The key findings of the first report were the following:
- Significant over-capacities in the shipbuilding market exist and are very likely to grow due to both decreasing demand and increasing supply.
- South Korean capacity expansion, especially in the period 1994 to 1996, has been the main reason for the continuing and growing imbalance between supply and demand, and Korean yards have great difficulties in attracting a sufficient number of orders to secure cash flow. Nevertheless further capacity expansion is undertaken in Korea.
- Ship prices have plummeted by 15% to 30% since 1998, in particular for ship types for which Korea competes, bringing forward demand and shifting market shares to Korean yards.
- The shipbuilding market monitoring study has provided a stable cost model which is suited to analyse the true costs of shipbuilding in Korean yards (the only ones investigated in the first report).
- None of the 9 investigated orders for new vessels was clearly profit making and there are convincing indications that Korean yards offer ships at below cost price.
- Two Korean yards, both under bankruptcy proceedings since 1997, exhibit business behaviour which would be considered as unacceptable in the EU. Of particular concern are past and current debt forgiveness and debt moratoria, as well as advantageous interest rates, fresh credits and guarantees for new ship construction projects.
- The financial system in South Korea, as far as it is used for the financing of shipyards and shipbuilding projects, remains opaque and, as there is substantial scope for government intervention with large parts of the banking sector being owned by the state, interference in financial and organisational matters could have occurred.
This second report from the European Commission extends the price investigations to shipyards in the People's Republic of China which have achieved a significant increase in market shares in 1999. Four particular orders are analysed and the findings are presented in chapter 3. Although China is widely considered as an important shipbuilding country in the future, the economic structures in China in general and in the shipyards in particular seriously constrain industrial competitiveness. Therefore, Chinese yard activities are still limited to shiptypes where labour costs are a dominating factor and currently Chinese yards do not appear to pose a general threat to EU yards, similar to that from Korean yards. More detailed information on the structure of the Chinese shipbuilding industry is provided in the annex.
1.1. Follow-up to the First Report from the European Commission on the Situation in World Shipbuilding
The Industry Council took note of the Commission's first report during its meeting on 9 November 1999 and called on the Commission, Member States and industry to pursue four lines of action, namely:
- To engage representatives from the Republic of Korea in bilateral talks with a view to halt the unfair competition.
- To collect as much detailed evidence as possible of the alleged anti-competitive behaviour, in order to take appropriate action under the WTO.
- To urge the IMF to continue to investigate whether the conditions and assumptions under which the IMF-led rescue packages are given, are fully respected.
- To pursue the efforts to establish a level playing field for the sector in the appropriate international fora, including the OECD, in order to enforce without any delay fair competition rules.
The European Commission, Member States and the shipbuilding industry have responded to these requests and related activities are currently pursued.
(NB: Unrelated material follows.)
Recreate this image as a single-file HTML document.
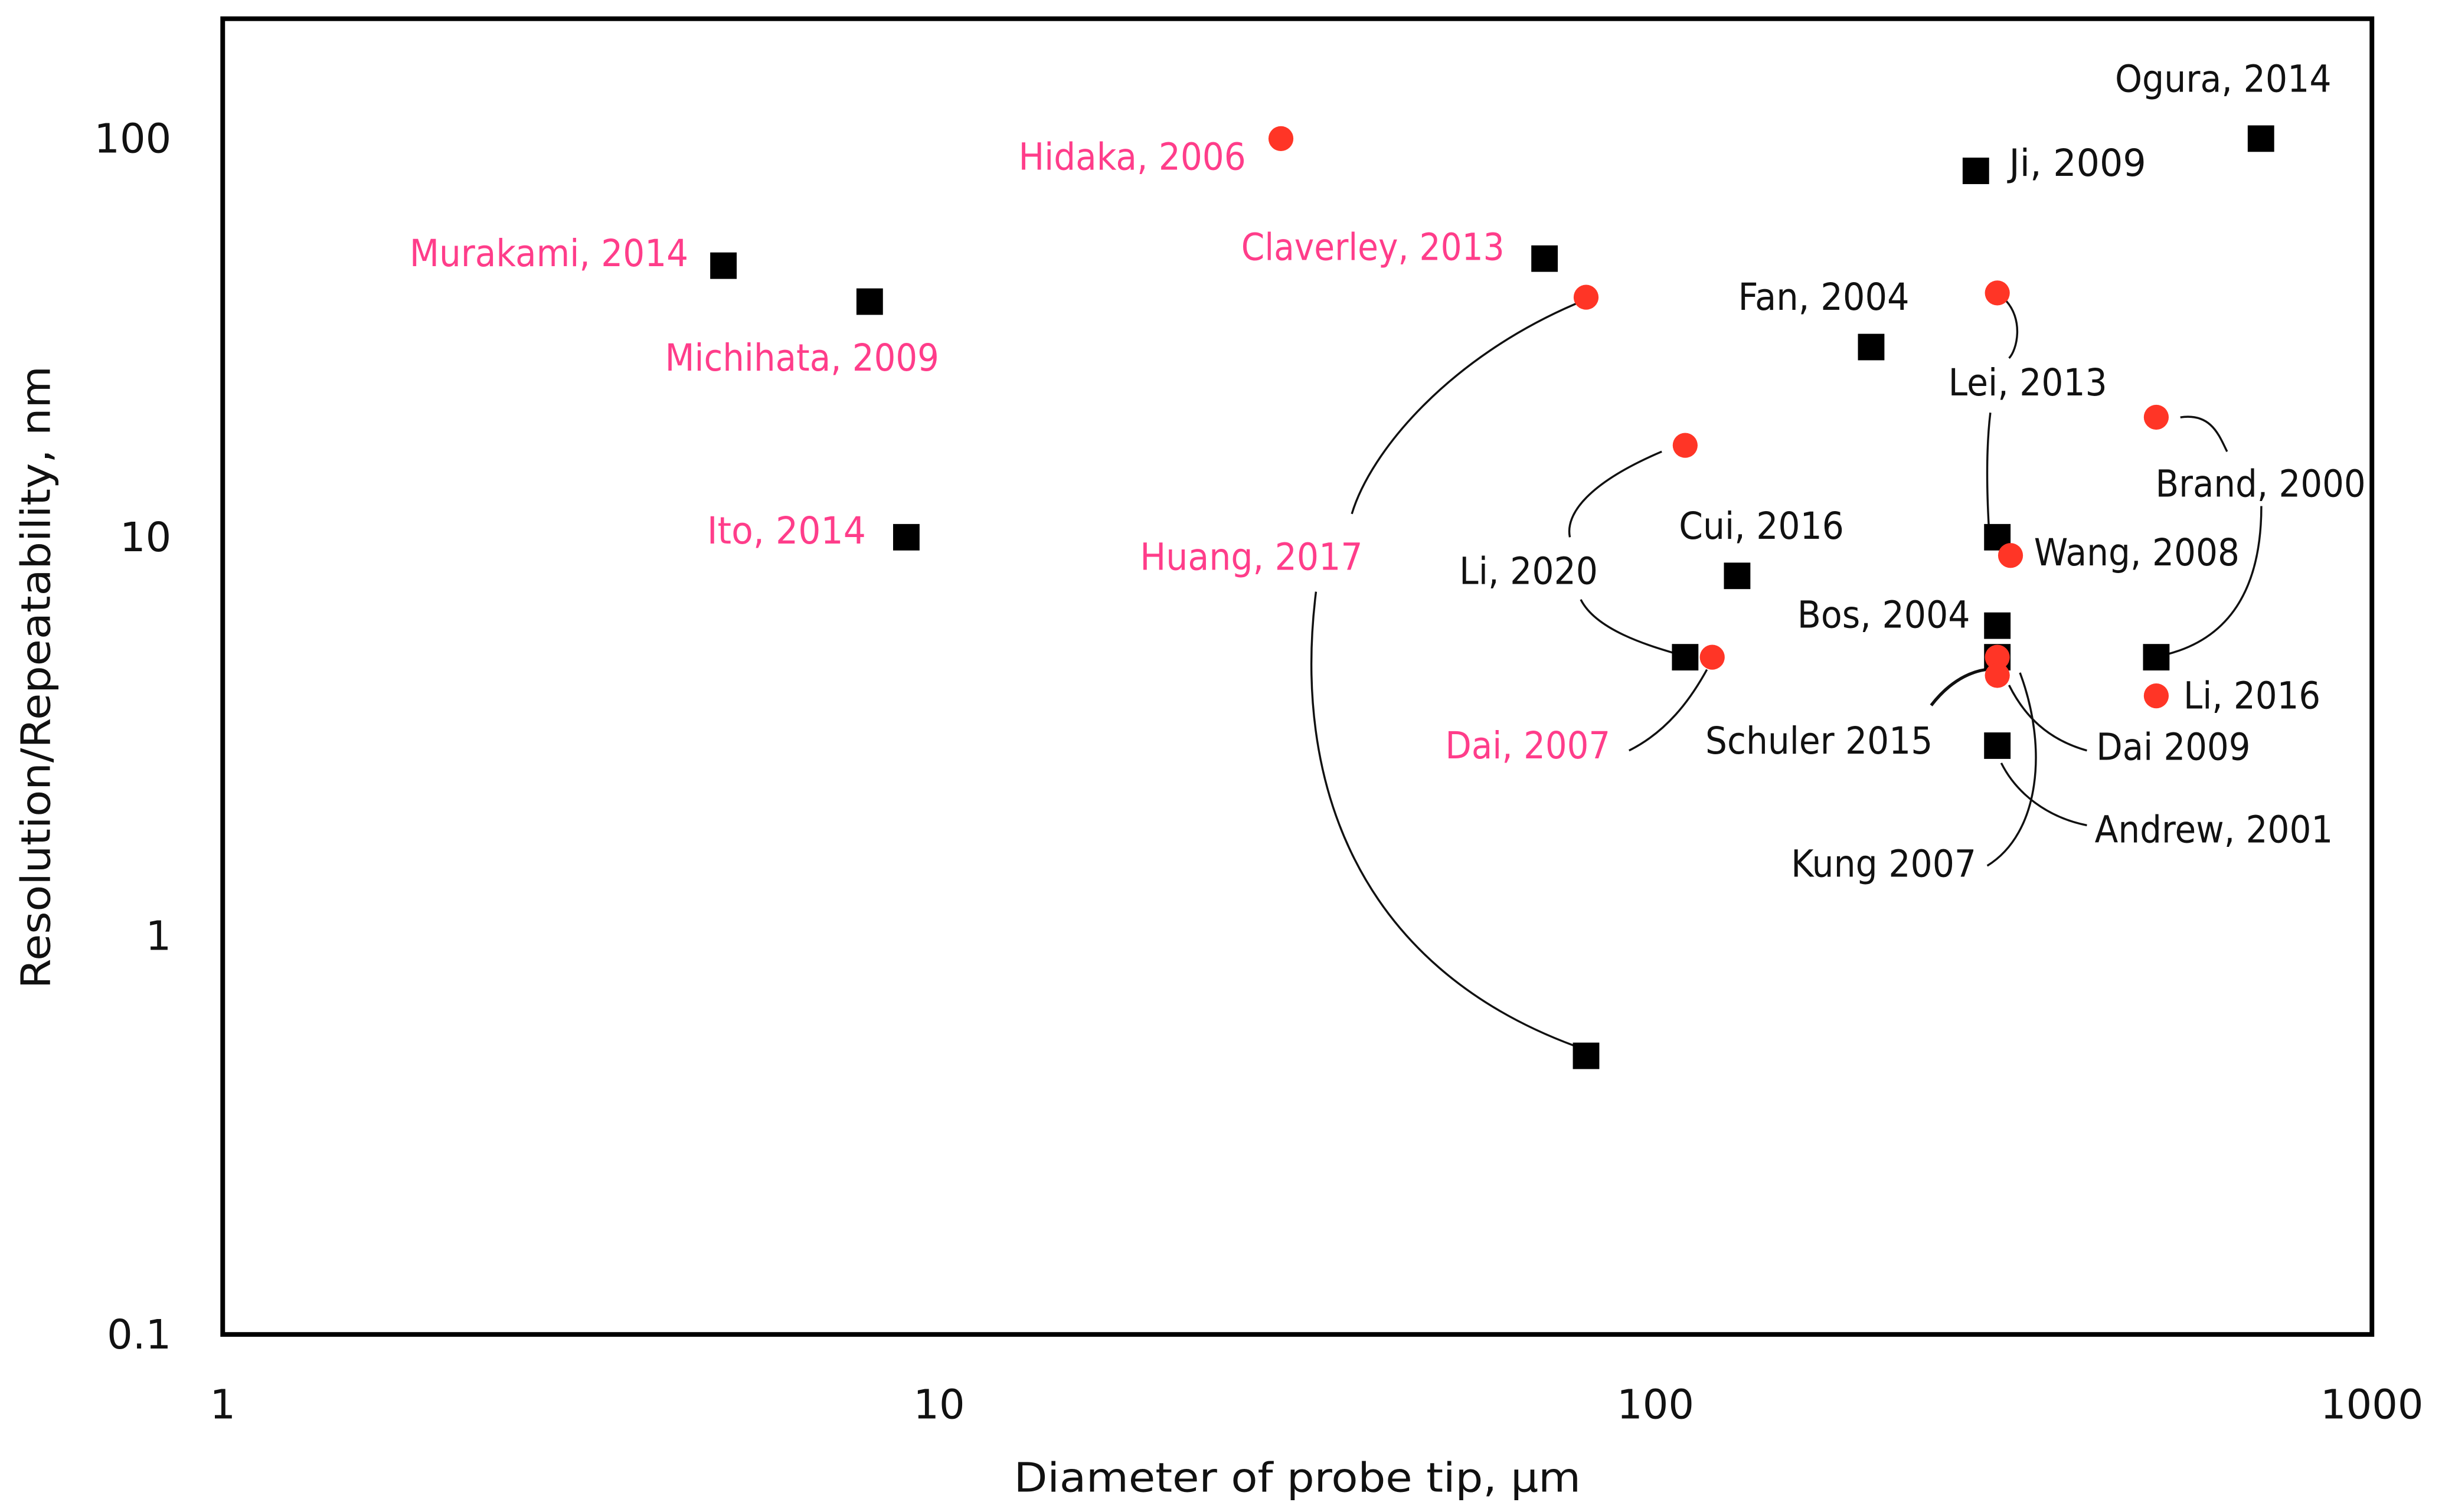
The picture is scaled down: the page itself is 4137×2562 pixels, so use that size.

Interim results can be summarised as follows:
- Three rounds of bilateral talks with the Korean Government and industry were held in December 1999, February and March 2000. The European Commission and the Korean Government finalised their talks and initialled on 10 April 2000"Agreed Minutes relating to the World Shipbuilding Market". These Agreed Minutes are focusing on non-subsidisation, banking, financial transparency(with regard to international accounting standards), commercial pricing practices and an effective consultative mechanism. The overall aim is to promote fair and competitive market conditions in the world market and to work together to stabilise the market and thereby help raise the level of ship prices to ones that are commercially sustainable.
- Evidence to support a possible complaint under the Trade Barrier Regulation(EC) No 3286/94 is being actively collected and industry has announced its readiness to file a complaint in the absence of a recognisable improvement in Korean business practices. This could lead to a complaint under WTO later. The Japanese shipbuilding industry has announced that it considers to file a complaint of its own against Korean competition practices to the WTO. The Shipbuilders Council of America (SCA) representing ca. 50 smaller US shipyards has requested the US Trade Representative to support the EU efforts, because US yards are increasingly losing export contracts for small navy vessels and offshore constructions to Korean yards. Although no detailed investigations have been made in these market segments Korean offer prices are considered unrealistically low.
- Two meetings were held with IMF representatives, one on the request of the German Government with the Director of the IMF Asia and Pacific Department, and one in Korea between the Commission and the local IMF representative. In both meetings the IMF representatives repeated the IMF's official position, namely that the IMF does not monitor sectoral activities and therefore had no evidence of unfair competition practices, directed lending or hidden subsidies to shipyards in Korea. On the contrary, the IMF is convinced that Korea has shown a remarkable recovery from the crisis in 1997 and that market-oriented economic restructuring is basically on track. As agreed the European Commission provided additional information to the IMF together with more specific questions which could help the IMF to investigate the soundness of financial arrangements between Korean yards and crediting banks. A reply from the IMF is awaited.
- The current situation in world shipbuilding was also subject of the OECD Working Party 6 meeting in December 1999 in Paris. Despite the efforts by the delegation of the European Commission to come to a common understanding of the problems with Korea no discernible progress was made. Discussions will be taken up again in a further session in spring 2000, based on a proposal by Japan to explore ways and means to stabilise the world shipbuilding market. The European Commission supports this initiative by Japan.